In March 1923, Morrell invited the British suffragette Mabel Ramsey to hold a public speech in Mechanics Hall in Hamilton. The meeting finished with the decision to found an organization to conduct an organized suffrage campaign in Bermuda.

Bermuda Woman's Suffrage Society was founded in 1923 with Rose Gosling as president and Gladys Misick Morrell as secretary, and had its first meeting in April that year. Among its members were Henrietta Tucker and Mrs. J.P. Hand, also known as the co-founders of the Bermuda Welfare Society.

==Campaign==

In 1925 Emmeline Pankhurst made a tour to Bermuda, and public speeches and debate was held culminating in a reform petition being introduced to Parliament by Stanley Spurling.
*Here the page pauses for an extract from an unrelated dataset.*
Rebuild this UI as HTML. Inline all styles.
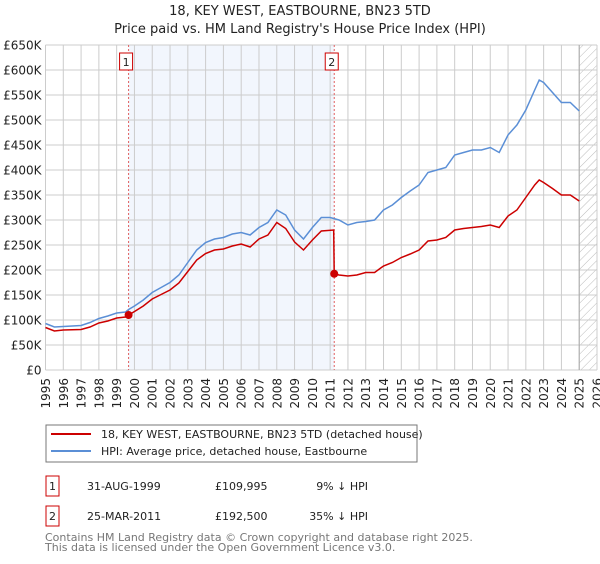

Two more petitions were delivered via Spurling in 1928 and 1929.

In 1928 Gladys Misick Morrell tried to register as a voter in Sandys Parish Vestry since the Parish Vestries Act was phrased gender neutrally. As a response, Supreme Court. Attorney General Col. Thomas Dill rewrote the law to specify the voter as a male.

In 1930 the Bermuda Woman's Suffrage Society petitioned the British Government and asked for a Commission, pointing out that of a population of 30,884, only 1,377 people could vote.

In 1931, Morrell met with Sidney Webb, Lord Passfield, Secretary of State for the Colonies, in London. The British Government encouraged Bermuda to consider the reform. Several Bermudan suffragists, such as Henrietta Tucker and May Hutchings, refused to pay taxes without representation.

On 18 December 1931 a public demonstration was held outside of Mangrove Bay Police Station in Somerset where the suffragettes advocated for an abolition of the property based suffrage by performing a theater play about an auction, a demonstration that attracted attention also internationally. This form of demonstration was held several times during the 1930s. Several celebrities, such as Hervey Allen, Dudley Field Malone and Nancy Astor, attended and spoke at the suffrage meetings.

In 1942 the organization was accused of only including white upper class women. As a response they focused on gaining members among the colored population, and elected the colored Alice Scott to the BWSS management committee.

==Victory==

On 21 April 1944, the reform was finally passed by the Bermudan parliament after a three hour debate, and became law on 15 May 1944. The Conservative Sir Henry Tucker finally gave his support with the argument that women had contributed greatly to the war work, and Eustace Cann of the Party for Colored changed the former conviction of the colored fraction that women's suffrage would be an obstacle to introduce full suffrage for colored men.

Gladys Misick Morrell became the first woman elected to a local council in 1946, and Hilda Aitken and Edna Watson the first women MP's in 1948.